Self-Avowed Socialist Bernie Sanders Floats 2016 Presidential Bid

Self-Avowed Socialist Bernie Sanders Floats 2016 Presidential Bid

One of Congress’s few members not belonging to a major party is reportedly mulling over a 2016 campaign for the presidency. Self-described “democratic socialist” Senator Bernie Sanders told his hometown Vermont newspaper this week that he was “very much in the early stages of these deliberations.”

Seeking to inject a “sense of urgency” into Americans and those who govern them over the “obscene level of wealth inequality” he perceives in the country, Sanders told the Rutland Herald that he is considering a run. “[I]f there are not people, and there may well be, who are going to discuss these issues,” he noted, “somebody’s got to do it.”

Sen. Sanders has hinted at the possibility of a presidential campaign in the past, telling Salon last week that, while he does not “wake up every morning with a huge desire to be president of the United States,” he would consider running to bring ideas to the table if the candidates in the race were not sufficiently to his liking. Among potential candidates, he cited Massachusetts Sen. Elizabeth Warren as a candidate he would trust to relay the “true progressive” message. 

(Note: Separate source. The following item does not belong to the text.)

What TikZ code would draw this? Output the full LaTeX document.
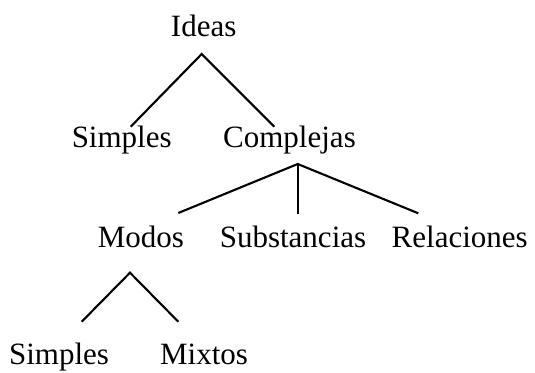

He repeated this line of thinking–that he was not particularly enthusiastic about the idea of running–to the Burlington Free Press, and his potential candidacy has made the rounds online. U.S. News & World Report noticed a sharp spike in social media activity surrounding Sanders thanks to only the one instance of his name being thrown around for the race. 

As is his place in the Senate, Sanders’ role in a 2016 race–no matter who runs alongside him–would necessarily be a fringe position. Without the backing of a major party, Sanders enters the race with only the name recognition that comes from being a regular on MSNBC. But assuming a fragmented post-Obama Democratic party struggling to create a climate in which a charismatic candidate can rise from the primary’s ashes, a big-name third party candidate from the left could sway the general election. 

For a media weary of jabbering about Chris Christie and Hillary Clinton, Sanders could feel like a healthy reprieve, potentially showering the candidate with news coverage he would otherwise not merit. And as the Democratic Party moves further left in its choices of potential candidates, voters who align with that fringe may prefer voting for the real thing rather than sugarcoated socialism, creating the sort of fragmentation journalists love to predict in the Republican Party.